Le paléontologue Vincent Fernandez travaillant dans l’accélérateur de particules, cela lui permet en outre d’être le lien entre l’instrument et les scientifiques. Et de pouvoir discuter avec la communauté scientifique.
Concrètement, la tomographie à rayons X permet de créer des coupes virtuelles d’un objet. « Si on scanne un saucisson avec cette technique, on peut en créer des tranches virtuelles, sans avoir à couper le vrai saucisson », précise le chercheur.
L’intérêt est ainsi de pouvoir couper dans n’importe quel sens grâce à un ordinateur. Cela a permis de réaliser une modélisation 3D de l’animal du Jurassique. Et pour aller plus loin, voici une vidéo pour comprendre les enjeux autour de la technique employée.
Vampire des abysses : des ventouses plus grandes et plus robustes
L’imagerie a ainsi révélé des détails auparavant inconnus au niveau des tentacules. Alison Rowe et ses collègues ont ainsi comparé leurs données tomographiques avec celles d’un autre spécimen de vampire des abysses fossilisé, numérisé à l’American Museum of Natural History de New York.

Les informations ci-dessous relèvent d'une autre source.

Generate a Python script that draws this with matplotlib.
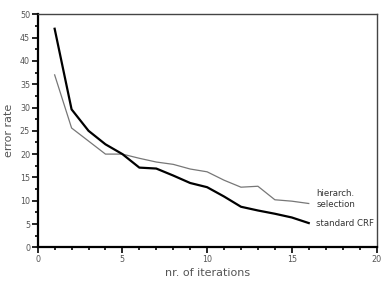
import matplotlib
matplotlib.use("Agg")
import matplotlib.pyplot as plt
from matplotlib.ticker import MultipleLocator

# values
iterations = [1, 2, 3, 4, 5, 6, 7, 8, 9, 10, 11, 12, 13, 14, 15, 16]
standard_crf = [46.9, 29.6, 25.0, 22.1, 20.0, 17.1, 16.9, 15.4, 13.8, 12.9,
                10.9, 8.7, 7.9, 7.2, 6.4, 5.2]
hierarch_sel = [37.0, 25.6, 22.8, 20.0, 20.0, 19.1, 18.3, 17.8, 16.8, 16.2,
                14.4, 12.9, 13.1, 10.2, 9.9, 9.4]

text_grey = "#555555"

fig = plt.figure(figsize=(3.81, 2.84), dpi=100)
ax = fig.add_axes([37.7 / 381, 1 - 247.3 / 284, (376.5 - 37.7) / 381, (247.3 - 14.3) / 284])

ax.plot(iterations, hierarch_sel, color="#777777", lw=0.9)
ax.plot(iterations, standard_crf, color="black", lw=1.6)

ax.text(16.45, 10.4, "hierarch.\nselection", fontsize=6.2, color="#333333",
        va="center", ha="left", linespacing=1.3)
ax.text(16.45, 5.0, "standard CRF", fontsize=6.2, color="#333333",
        va="center", ha="left")

ax.set_xlim(0, 20)
ax.set_ylim(0, 50)
ax.xaxis.set_major_locator(MultipleLocator(5))
ax.xaxis.set_minor_locator(MultipleLocator(1))
ax.yaxis.set_major_locator(MultipleLocator(5))
ax.yaxis.set_minor_locator(MultipleLocator(2.5))

ax.tick_params(which="major", length=4, width=1.2, labelsize=5.8,
               labelcolor=text_grey, pad=1.5)
ax.tick_params(which="minor", length=2.5, width=1.2)
ax.tick_params(axis="x", which="both", direction="out")
ax.tick_params(axis="y", which="both", direction="out")

for side in ["left", "bottom"]:
    ax.spines[side].set_linewidth(1.6)
for side in ["top", "right"]:
    ax.spines[side].set_linewidth(1.0)
    ax.spines[side].set_color("#444444")

ax.set_xlabel("nr. of iterations", fontsize=8, color=text_grey, labelpad=3)
ax.set_ylabel("error rate", fontsize=8, color=text_grey, labelpad=4)

fig.savefig("out.png", dpi=100)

Ils ont ainsi pu conclure que les ventouses et les cirres1cil ou filament de certains mollusques, crustacés, insectes ou annélides constituant un organe locomoteur, sensoriel, reproducteur… de l’octopus du Jurassique étaient plus grands et plus robustes que ceux de la forme moderne. Ils étaient aussi répartis sur les tentacules dans une configuration différente.
« Nous pensons que la morphologie et le placement des ventouses et des cirres de V. rhodanica ont permis à cette espèce d’augmenter sa puissance d’aspiration et ses capacités sensorielles par rapport à la forme moderne, lui permettant ainsi de mieux attraper et retenir ses proies », explique Alison Rowe.
Cela suggère que le vampire des abysses du Jurassique était un prédateur actif, capable d’exercer une aspiration suffisante pour attirer, manipuler et maintenir des proies. Une découverte qui interroge sur l’évolution de cette espèce.
En effet, le calmar vampire, son descendant actuel, s’est adapté à un mode de vie océanique profond à faible consommation d’énergie. Pour survivre, il se nourrit de matière organique à la dérive et tient donc plus de l’opportuniste que du prédateur.